Bad trees and good leaves

Warning: Some Poplars are Real Problems

You know how I’ve been saying that this is a great time of year to plant trees? Well, I should add that not all trees should be planted. Pestiferous Darci in DC emails that she planted a “hybrid poplar “in 2008, and two similar saplings have shot up nearby, one right through her deck! She wants to know if cutting the little trees down will adversely affect the main tree.

Ha! You should be so lucky, Darci! Many species of poplar
are notorious for having aggressive root systems that
attack pipes and paving, and for ‘suckering'; that is,
sending up these kinds of adventurous shoots. And those
shoots will keep on coming, even after you cut the main
tree down.
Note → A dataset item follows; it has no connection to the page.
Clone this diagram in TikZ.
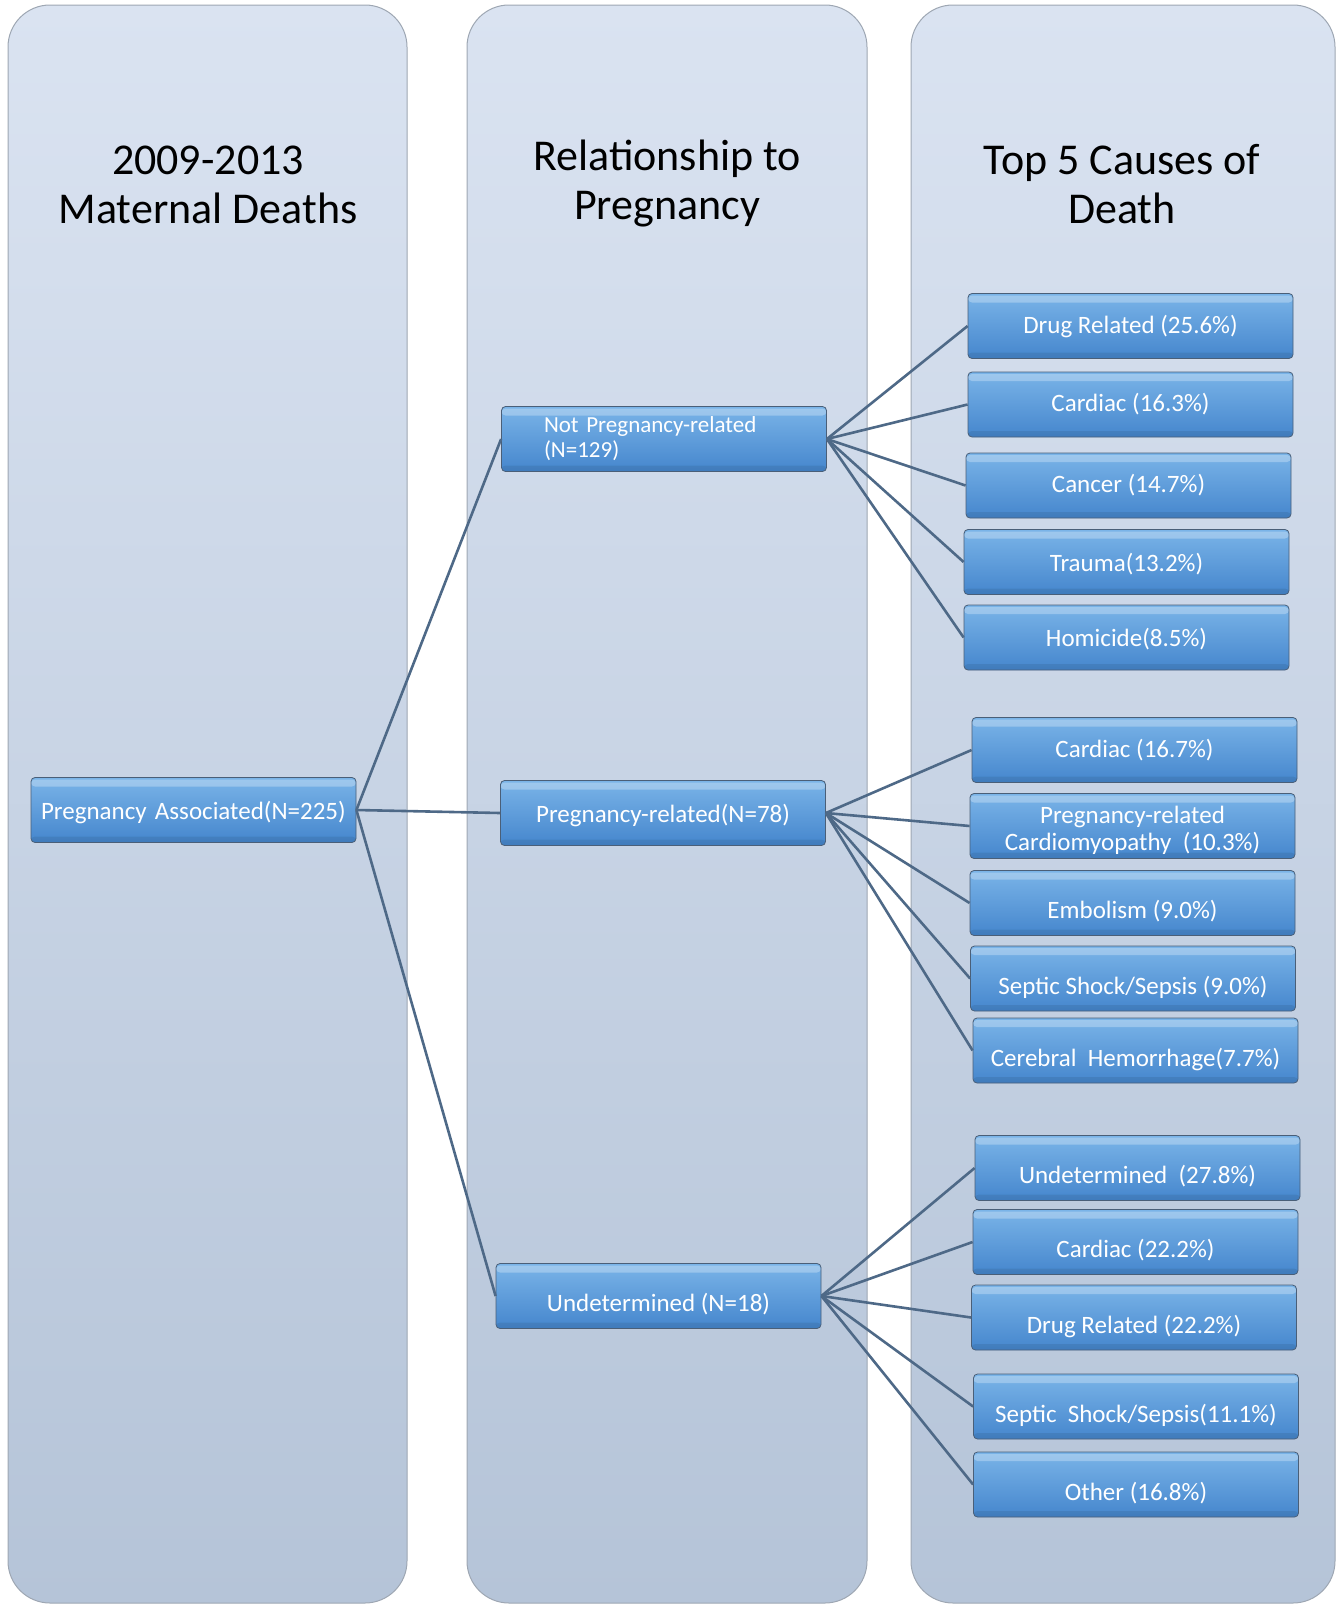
\documentclass[tikz,border=0pt]{standalone}
\usepackage{fontspec}
\setmainfont{Carlito}
\definecolor{coltop}{HTML}{DAE3F1}
\definecolor{colbot}{HTML}{B5C4D8}
\definecolor{coledge}{HTML}{9EA7B3}
\definecolor{boxtop}{HTML}{7AB4E8}
\definecolor{boxbot}{HTML}{4586CD}
\definecolor{boxedge}{HTML}{4A5F78}
\definecolor{linkc}{HTML}{4E6987}
\newcommand\lowtxt[1]{\raisebox{-8.5pt}[\height][\depth]{#1}}
\tikzset{
  colpanel/.style={draw=coledge, line width=1pt, top color=coltop, bottom color=colbot, rounded corners=42pt},
  header/.style={font=\fontsize{44}{49}\selectfont, align=center, text=black},
  box/.style={draw=boxedge, line width=0.8pt, rounded corners=4pt, top color=boxtop, bottom color=boxbot,
    minimum width=325pt, minimum height=65pt, inner sep=0pt, text=white,
    font=\fontsize{25}{27}\selectfont, align=center,
    path picture={\fill[white,opacity=0.28] ([yshift=-2pt]path picture bounding box.north west) rectangle ([yshift=-9pt]path picture bounding box.north east);
                  \fill[black,opacity=0.08] ([yshift=6pt]path picture bounding box.south west) rectangle (path picture bounding box.south east);}},
  link/.style={draw=linkc, line width=2.6pt}
}
\begin{document}
\begin{tikzpicture}[x=1pt,y=-1pt]
\useasboundingbox (0,0) rectangle (1341,1604);
% column panels
\path[colpanel] (8,5) rectangle (407,1603);
\path[colpanel] (467,5) rectangle (867,1603);
\path[colpanel] (911,5) rectangle (1335,1603);
% headers
\node[header] (h1) at (208,185) {2009-2013\\Maternal Deaths};
\node[header] (h2) at (667,184) {Relationship to\\Pregnancy};
\node[header] (h3) at (1122,184) {Top 5 Causes of\\Death};
% level 1 and 2
\node[box, text width=305pt, align=left] (pa) at (193.5,810) {\raisebox{-2pt}[\height][\depth]{Pregnancy Associated(N=225)}};
\node[box, text width=240pt, align=left, font=\fontsize{23}{25}\selectfont] (np) at (664,439) {Not Pregnancy-related\\(N=129)};
\node[box] (pr) at (663,813) {\raisebox{-2pt}[\height][\depth]{Pregnancy-related(N=78)}};
\node[box] (ud) at (658.5,1296) {\lowtxt{Undetermined (N=18)}};
% causes: not pregnancy-related
\node[box] (a1) at (1130.5,326) {Drug Related (25.6\%)};
\node[box] (a2) at (1130.5,404.5) {Cardiac (16.3\%)};
\node[box] (a3) at (1128.5,485.5) {Cancer (14.7\%)};
\node[box] (a4) at (1126.5,562) {\raisebox{-2pt}[\height][\depth]{Trauma(13.2\%)}};
\node[box] (a5) at (1126.5,637.5) {\raisebox{-2pt}[\height][\depth]{Homicide(8.5\%)}};
% causes: pregnancy-related
\node[box] (b1) at (1134.5,750) {Cardiac (16.7\%)};
\node[box] (b2) at (1132.5,826) {\raisebox{-4pt}[\height][\depth]{\parbox{300pt}{\centering Pregnancy-related\\Cardiomyopathy\ \ (10.3\%)}}};
\node[box] (b3) at (1132.5,903) {\lowtxt{Embolism (9.0\%)}};
\node[box] (b4) at (1133,978.5) {\lowtxt{Septic Shock/Sepsis (9.0\%)}};
\node[box] (b5) at (1135.5,1050.5) {\lowtxt{Cerebral\ \ Hemorrhage(7.7\%)}};
% causes: undetermined
\node[box] (c1) at (1137.5,1168) {\lowtxt{Undetermined\ \ (27.8\%)}};
\node[box] (c2) at (1135.5,1242) {\lowtxt{Cardiac (22.2\%)}};
\node[box] (c3) at (1134,1317.5) {\lowtxt{Drug Related (22.2\%)}};
\node[box] (c4) at (1136,1406.5) {\lowtxt{Septic\ \ Shock/Sepsis(11.1\%)}};
\node[box] (c5) at (1136,1484.5) {\lowtxt{Other (16.8\%)}};
% connectors
\foreach \t in {np,pr,ud} \draw[link] (pa.east) -- (\t.west);
\foreach \t in {a1,a2,a3,a4,a5} \draw[link] (np.east) -- (\t.west);
\foreach \t in {b1,b2,b3,b4,b5} \draw[link] (pr.east) -- (\t.west);
\foreach \t in {c1,c2,c3,c4,c5} \draw[link] (ud.east) -- (\t.west);
\end{tikzpicture}
\end{document}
I’d remove the entire mess—main tree, little
trees and all the roots—before you have even bigger

Research Trees BEFORE You Plant Them

Darci’s sad tale of the young poplar she planted that’s
sending up unwanted shoots all over the place illustrates
what can happen when you fall for the wrong kind of tree.
You should always research the habits—good and bad—of
specific trees before you buy.

Poplars are notorious for causing problems with
adventurous root systems, as are willows and locust trees.
And fast growing, inexpensive trees like the Bradford pear
are despised for having extremely weak branches that seem
to just be waiting for the first weather event to shatter.
High-quality, well-behaved trees are a great investment,
and they’re often a bargain at this time of year. But a
cheap tree is just that; a bad investment that will cause
you all kinds of headaches for years to come.

Leaf Mulch? Its All Around If You Could But See!

Ken in Jessup, Maryland writes: “Heard you talking about
leaf mulch. I’ve never seen it. Where can I get some? I
need it for six roses and six azaleas. Garden centers
don’t seem to know anything about non-wood mulch.”
That’s not surprising, Ken. Despite its capacity to damage
homes and cars with mold spores (especially artillery
fungus) and kill nearby plants, wood mulch is heavily
marketed and highly profitable. It’s a great example of
“everybody does it and everybody who does it is wrong”.
Shredded leaf mulch causes no nuisance mold problems,
feeds and protects plants and prevents weeds just as well
as nasty chipped wood. But you don’t buy it—you make it!
Get an inexpensive blower vac, suck up all the leaves on
your property and then use the shredded result to mulch
your plants.

Think Before You Mulch

In our last thrilling episode, Ken asked where to find my
recommended leaf mulch for his azaleas and roses. The
answer, of course, is all around; leaf mulch is free for
the shredding!

But I’m concerned about his basic request, and the growing
tendency for people to mulch their landscapes to death.
Newly planted trees and shrubs can benefit from a mulch of
an inch or two of well-shredded leaves to prevent their
roots heaving out of the soil over winter—but established
plants don’t need any mulch.

And no plant needs wood mulch or these ridiculous blankies
of mulch wrapped around their base. Such “protection” is
actually an invitation for mice and voles to gnaw away at
the bark and for rot and disease to destroy the plant.
If you have mulch touching any of your plants, move it
back now—so that there’s at least a few inches of open
area all around the trunk or stem of the plants.

Make ‘Black Friday’ a Black GOLD Friday!

It’s almost Turkey Time! And if you have that nice long
weekend off coming up, consider using some of the time to
claim Nature’s finest resource for your landscape. The
leaves that fall from our trees are filled with the
perfect blend of minerals and nutrients to make and keep
your plants healthy; either in the form of shredded leaf
mulch or compost made from those fall leaves.

Just shred the leaves up with a blower/vac on its reverse
setting and use them as mulch. (Don’t touch the plants
with mulch; start a few inches away from the trunk.)
Or store your shredded leaves in bags for mulching time
next Spring.

If you stack them up in a big open pile or bin outdoors,
shredded leaves alone will eventually become compost.
But if you mix in lots of spent coffee grounds as you go,
they’ll become high-quality black gold by next Spring.
Either way, compost and shredded leaves are better mulches
than wood, safer than wood—and they’re free!